Na língua
Pali, usada nas escrituras budistas, - HIRI – que dizer vergonha. Na Psicologia
Budista diz-se que vergonha é uma habilidade. No Ocidente, costumamos dizer é
um estado bastante doloroso e, portanto nada agradável. Então como pode a
vergonha
ser considerada um estado hábil?
Mas a
vergonha pode ser uma emoção espiritualmente muito importante, porque quando a
usamos corretamente podemos obter felicidade e bem-estar, e desta forma ficamos
mais equilibrados emocionalmente para irmos de encontro à realização dos nossos
sonhos. Embora a vergonha seja dolorosa , ela pode ser boa para nós. Quando a
vergonha surge? Normalmente quando
agimos em desencontro com os nossos valores, faltamos com a verdade, cometamos
falhas humanas, magoamos alguém – quando a “ficha cai” tomamos consciência de
agimos em desacordo com nosso comportamento usual, surge então uma dor profunda
que atinge o fundo da nossa alma. E é exatamente esta dor que pode ser um
antídoto poderoso, um remédio amargo que nos cura e nos realinha.
Quando
estamos na correria do dia a dia, vivendo ativamente no cotidiano perdemos o
contato com os nossos valores mais profundos. Em nossa verdadeira natureza,
queremos sim, ser honestos, resolutos, bem resolvidos e benevolentes com os
demais. Porém vivemos em um esquema de luta/fuga desde os primórdios dos tempos
da humanidade, graças a uma parte do nosso cérebro chamado de cérebro
reptiliano, que mantém um alerta, para defender prontamente o seu preciso ser. Mas
é também esta parte do nosso cérebro que tem sempre uma desculpa, uma
justificativa minimizando nossos atos, falhas e pensamentos.
Uma outra
parte de nosso cérebro, uma parte que só os mamíferos tem, mas que no homem é
mais desenvolvido – neocortex -, que nos torna verdadeiramente humanos porque
reconhece os valores mais importantes como compaixão, bondade, cooperação, que
nos torna animais racionais éticos. É justamente esta parte do cérebro que faz
com sintamos vergonha, porque reconhece atitudes baseadas no medo, na
má-vontade e em todos os comportamentos negativos que destroem a nossa
felicidade e a dos outros.
Na Psicologia
Budista, usamos a vergonha como um estado emocional saudável quando focamos no
ato negativo que praticamos. Praticamos a Metta Bhavana para conosco mesmo,
observando que o ato que praticamos não contribuiu para a nossa felicidade e
nem a dos outros.
E o que é a
culpa para a Psicologia Budista? A culpa é um sentimento voltado para nós e não
para as nossas ações.
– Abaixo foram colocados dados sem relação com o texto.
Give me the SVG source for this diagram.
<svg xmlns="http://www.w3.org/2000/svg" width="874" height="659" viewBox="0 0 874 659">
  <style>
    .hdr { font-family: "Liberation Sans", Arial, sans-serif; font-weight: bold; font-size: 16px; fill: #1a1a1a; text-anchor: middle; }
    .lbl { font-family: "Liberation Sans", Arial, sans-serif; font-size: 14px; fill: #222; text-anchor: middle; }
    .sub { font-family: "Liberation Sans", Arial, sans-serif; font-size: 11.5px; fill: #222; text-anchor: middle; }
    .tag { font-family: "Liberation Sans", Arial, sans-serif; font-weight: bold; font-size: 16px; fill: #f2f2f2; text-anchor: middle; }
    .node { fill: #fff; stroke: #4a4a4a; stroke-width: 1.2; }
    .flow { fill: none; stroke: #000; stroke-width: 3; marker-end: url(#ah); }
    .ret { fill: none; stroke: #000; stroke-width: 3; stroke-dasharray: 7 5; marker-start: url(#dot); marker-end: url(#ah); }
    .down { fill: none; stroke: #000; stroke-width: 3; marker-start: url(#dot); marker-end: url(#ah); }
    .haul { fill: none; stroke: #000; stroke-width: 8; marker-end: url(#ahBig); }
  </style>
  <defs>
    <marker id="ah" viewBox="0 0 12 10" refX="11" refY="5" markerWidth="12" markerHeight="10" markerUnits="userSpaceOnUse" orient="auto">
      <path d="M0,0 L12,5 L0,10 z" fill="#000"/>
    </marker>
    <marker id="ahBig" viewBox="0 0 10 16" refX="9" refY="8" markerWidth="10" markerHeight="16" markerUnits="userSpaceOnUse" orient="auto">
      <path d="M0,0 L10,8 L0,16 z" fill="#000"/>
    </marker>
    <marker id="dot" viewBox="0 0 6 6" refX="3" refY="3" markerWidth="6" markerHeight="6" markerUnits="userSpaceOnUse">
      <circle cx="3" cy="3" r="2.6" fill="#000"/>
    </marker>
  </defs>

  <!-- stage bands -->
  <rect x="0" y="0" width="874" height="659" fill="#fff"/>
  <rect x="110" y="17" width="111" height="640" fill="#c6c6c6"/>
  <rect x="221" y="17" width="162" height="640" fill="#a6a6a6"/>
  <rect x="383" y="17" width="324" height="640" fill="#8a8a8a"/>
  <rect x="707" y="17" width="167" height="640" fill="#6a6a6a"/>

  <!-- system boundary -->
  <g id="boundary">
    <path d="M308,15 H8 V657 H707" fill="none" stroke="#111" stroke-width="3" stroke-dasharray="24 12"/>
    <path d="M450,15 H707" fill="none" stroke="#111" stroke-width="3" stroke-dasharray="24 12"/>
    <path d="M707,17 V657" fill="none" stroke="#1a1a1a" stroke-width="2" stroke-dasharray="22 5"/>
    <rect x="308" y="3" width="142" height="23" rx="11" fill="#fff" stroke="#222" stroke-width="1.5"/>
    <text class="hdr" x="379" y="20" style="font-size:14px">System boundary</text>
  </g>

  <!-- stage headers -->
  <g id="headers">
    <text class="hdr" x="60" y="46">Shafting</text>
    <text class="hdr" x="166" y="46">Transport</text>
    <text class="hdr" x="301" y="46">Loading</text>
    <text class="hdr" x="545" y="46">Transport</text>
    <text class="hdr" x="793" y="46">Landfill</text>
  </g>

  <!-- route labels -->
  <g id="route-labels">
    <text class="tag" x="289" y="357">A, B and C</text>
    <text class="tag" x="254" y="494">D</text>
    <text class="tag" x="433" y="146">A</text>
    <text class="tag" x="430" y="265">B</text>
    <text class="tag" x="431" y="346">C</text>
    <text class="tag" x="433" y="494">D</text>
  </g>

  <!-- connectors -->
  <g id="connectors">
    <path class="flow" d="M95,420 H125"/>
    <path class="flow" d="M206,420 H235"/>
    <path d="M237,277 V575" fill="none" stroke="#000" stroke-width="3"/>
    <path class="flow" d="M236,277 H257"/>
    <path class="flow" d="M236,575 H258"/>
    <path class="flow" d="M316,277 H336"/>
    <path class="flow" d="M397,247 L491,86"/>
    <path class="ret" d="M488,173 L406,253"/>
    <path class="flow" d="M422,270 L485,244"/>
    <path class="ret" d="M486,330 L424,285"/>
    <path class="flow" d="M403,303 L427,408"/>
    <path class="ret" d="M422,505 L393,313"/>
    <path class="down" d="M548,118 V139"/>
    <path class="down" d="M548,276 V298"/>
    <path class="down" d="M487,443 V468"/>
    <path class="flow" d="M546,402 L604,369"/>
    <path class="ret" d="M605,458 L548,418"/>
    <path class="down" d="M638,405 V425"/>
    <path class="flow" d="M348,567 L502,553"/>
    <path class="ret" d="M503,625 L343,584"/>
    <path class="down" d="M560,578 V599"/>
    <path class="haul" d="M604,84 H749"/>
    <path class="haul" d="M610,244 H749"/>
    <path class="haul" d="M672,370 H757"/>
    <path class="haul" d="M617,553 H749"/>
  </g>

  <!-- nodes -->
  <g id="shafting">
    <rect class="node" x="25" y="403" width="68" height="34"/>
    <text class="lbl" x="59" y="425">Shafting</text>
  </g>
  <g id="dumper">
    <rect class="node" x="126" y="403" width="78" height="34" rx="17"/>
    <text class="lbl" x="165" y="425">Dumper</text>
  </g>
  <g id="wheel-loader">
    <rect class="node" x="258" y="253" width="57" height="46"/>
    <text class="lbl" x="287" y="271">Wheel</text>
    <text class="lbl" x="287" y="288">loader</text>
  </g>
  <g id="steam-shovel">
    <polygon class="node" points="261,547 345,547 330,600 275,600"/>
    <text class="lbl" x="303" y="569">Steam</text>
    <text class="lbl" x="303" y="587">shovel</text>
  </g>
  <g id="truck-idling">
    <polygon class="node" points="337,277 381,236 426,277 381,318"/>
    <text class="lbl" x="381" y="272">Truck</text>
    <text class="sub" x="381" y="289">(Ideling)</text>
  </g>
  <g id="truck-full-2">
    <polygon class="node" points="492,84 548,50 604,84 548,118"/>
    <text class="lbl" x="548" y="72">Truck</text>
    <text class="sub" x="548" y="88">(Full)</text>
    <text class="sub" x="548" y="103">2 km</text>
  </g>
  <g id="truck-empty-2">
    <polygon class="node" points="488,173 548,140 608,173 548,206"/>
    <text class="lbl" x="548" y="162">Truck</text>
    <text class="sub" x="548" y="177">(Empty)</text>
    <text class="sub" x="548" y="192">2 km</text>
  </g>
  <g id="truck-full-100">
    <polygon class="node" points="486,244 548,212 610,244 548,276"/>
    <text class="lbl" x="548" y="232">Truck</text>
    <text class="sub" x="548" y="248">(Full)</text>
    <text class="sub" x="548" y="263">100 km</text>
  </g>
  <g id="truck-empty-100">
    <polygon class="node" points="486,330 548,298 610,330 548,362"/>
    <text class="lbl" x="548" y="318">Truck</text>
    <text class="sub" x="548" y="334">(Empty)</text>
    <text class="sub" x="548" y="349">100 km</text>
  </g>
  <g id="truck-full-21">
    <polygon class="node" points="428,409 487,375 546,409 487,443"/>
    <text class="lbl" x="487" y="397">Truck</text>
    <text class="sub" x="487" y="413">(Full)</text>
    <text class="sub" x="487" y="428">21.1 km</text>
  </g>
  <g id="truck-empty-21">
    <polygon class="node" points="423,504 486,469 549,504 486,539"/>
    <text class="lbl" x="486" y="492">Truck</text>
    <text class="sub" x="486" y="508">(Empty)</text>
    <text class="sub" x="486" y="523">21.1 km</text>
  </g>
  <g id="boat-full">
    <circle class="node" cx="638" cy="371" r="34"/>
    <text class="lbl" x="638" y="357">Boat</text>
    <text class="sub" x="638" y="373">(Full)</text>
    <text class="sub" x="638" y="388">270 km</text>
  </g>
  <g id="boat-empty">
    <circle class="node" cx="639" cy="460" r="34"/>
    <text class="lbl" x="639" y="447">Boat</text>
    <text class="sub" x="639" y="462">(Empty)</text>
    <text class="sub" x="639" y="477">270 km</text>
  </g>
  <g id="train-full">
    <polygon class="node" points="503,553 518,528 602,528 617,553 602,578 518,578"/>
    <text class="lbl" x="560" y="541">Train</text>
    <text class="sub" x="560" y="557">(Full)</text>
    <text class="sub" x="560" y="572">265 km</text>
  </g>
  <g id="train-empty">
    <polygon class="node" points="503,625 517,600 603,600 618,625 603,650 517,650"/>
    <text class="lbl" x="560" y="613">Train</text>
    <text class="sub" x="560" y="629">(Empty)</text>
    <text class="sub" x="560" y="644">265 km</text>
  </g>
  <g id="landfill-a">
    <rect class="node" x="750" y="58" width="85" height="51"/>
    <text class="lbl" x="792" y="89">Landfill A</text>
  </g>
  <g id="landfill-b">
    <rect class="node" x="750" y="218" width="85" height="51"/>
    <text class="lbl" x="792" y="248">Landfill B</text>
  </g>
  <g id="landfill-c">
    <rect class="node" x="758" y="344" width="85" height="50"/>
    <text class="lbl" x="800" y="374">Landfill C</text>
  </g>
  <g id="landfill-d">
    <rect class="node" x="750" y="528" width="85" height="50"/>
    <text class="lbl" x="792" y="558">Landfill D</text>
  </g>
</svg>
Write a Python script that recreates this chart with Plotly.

E esta é a diferença entre culpa e vergonha. Na culpa que
pode surgir depois de cometida a ação, pensamos que somos um ser ruim. E o ato cometido é apenas uma
justificativa para fundamentar o que pensamos a respeito de nós mesmos, a culpa
é uma emoção de ódio por si mesmo.
No Ocidente,
a culpa pode ser influenciada pela ideia do pecado original da religião cristã,
pois segundo esta visão o pecado original é inerente à nossa própria natureza. Para
o Budismo, no entanto, nossas tendências não são inerentes à nossa natureza que
é em essência pura, porém obscurecida pelas nossas inabilidades. Esta forma de
pensamento a respeito do ser humano nos trás um profundo alívio.
Somos como
diamantes brutos, prontos para sermos lapidados, isto muito trabalho, árduo
até! Porém não significa que nascemos maus e viveremos sob este estigma para o
resto de nossas vidas, nada é fixo, nada é permanente, nem mesmo os conceitos
que fazemos de nós mesmos.
Por isso que
é maravilhoso sentirmos vergonha! Ela nos coloca frente a frente com nosso
comportamento, tomamos consciência dele, podemos tomar uma atitude, podemos nos
corrigir, podemos mudar. Não há nenhuma razão para sentirmos vergonha de termos
vergonha! O sofrimento é apenas um alerta - faça o que tem que fazer, peça
desculpa, perdoe, recomece, tente de novo, faça diferente, repare o erro!
Aproveite que a vergonha permite que você se reconecte com a parte mais
profunda do seu ser, aquela parte aonde vivem nossos valores verdadeiros!